Six days into a strike by Boeing aircraft assembly workers, there have been no direct talks between the aerospace company and the Machinists union.

SEATTLE (AP) -- Six days into a strike by Boeing Co. aircraft assembly workers, there have been no direct talks between the aerospace company and the Machinists union.

Boeing spokesman Tim Healy said Thursday the company remains willing to negotiate but no talks were scheduled.

The union has not spoken directly with Boeing but remains in daily contact with a federal mediator, said Connie Kelliher, a spokeswoman for the union's District Lodge 751 here.

The Machinists represent about 25,000 Boeing production workers in the Puget Sound area, 1,500 in the Portland, Ore. area and about 750 in Wichita, Kan.

Union members walked out last Saturday, after talks during a two-day contract extension failed to produce an agreement. Negotiations with the aid of a federal mediator failed to resolve key issues, which include pay, outsourcing, retirement benefits and health care provisions.
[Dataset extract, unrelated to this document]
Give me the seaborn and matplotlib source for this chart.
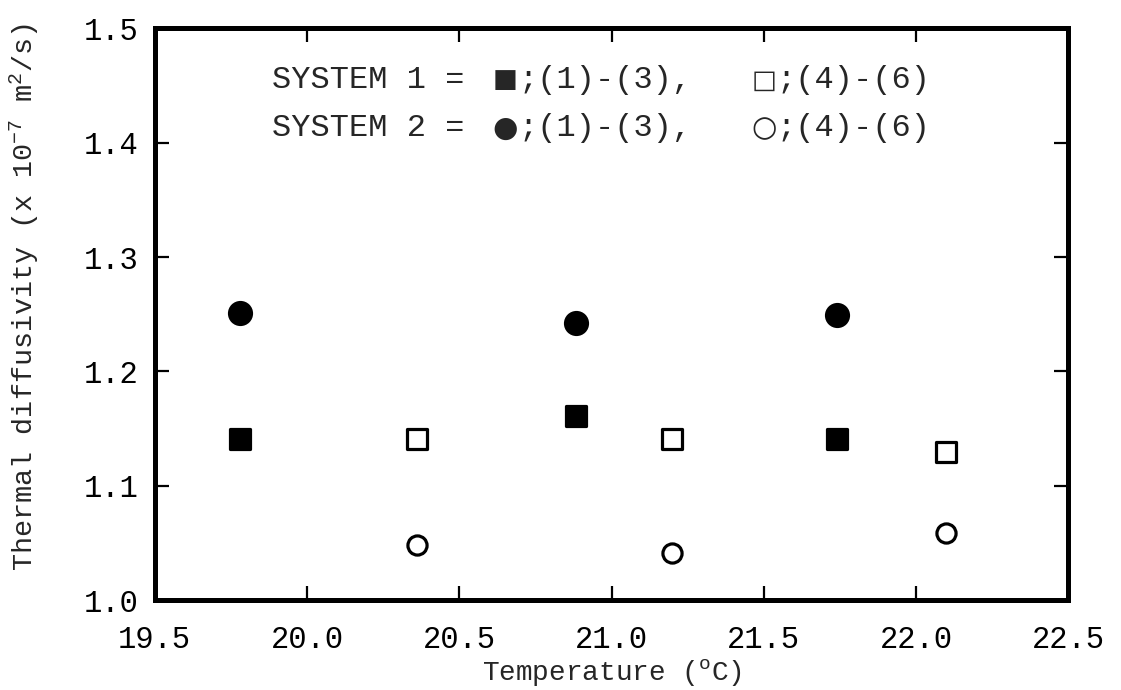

The company said it would not try to assemble planes during the strike. As of July, Boeing reported a backlog of airplane orders totaling $346 billion.

Analysts estimate the strike is costing Boeing about $100 million a day in deferred revenue.

The production workers struck for 24 days during their last Boeing contract negotiations, in 2005.

The Machinists union has a $140 million strike fund and can sustain support for striking Boeing workers for five or six months, President Tom Buffenbarger said earlier this week.

Meanwhile, Boeing and the union representing its engineers, technical and professional workers have begun the processes leading to contract negotiations. The Society of Professional Engineering Employees in Aerospace delivered its initial proposal to Boeing on Wednesday.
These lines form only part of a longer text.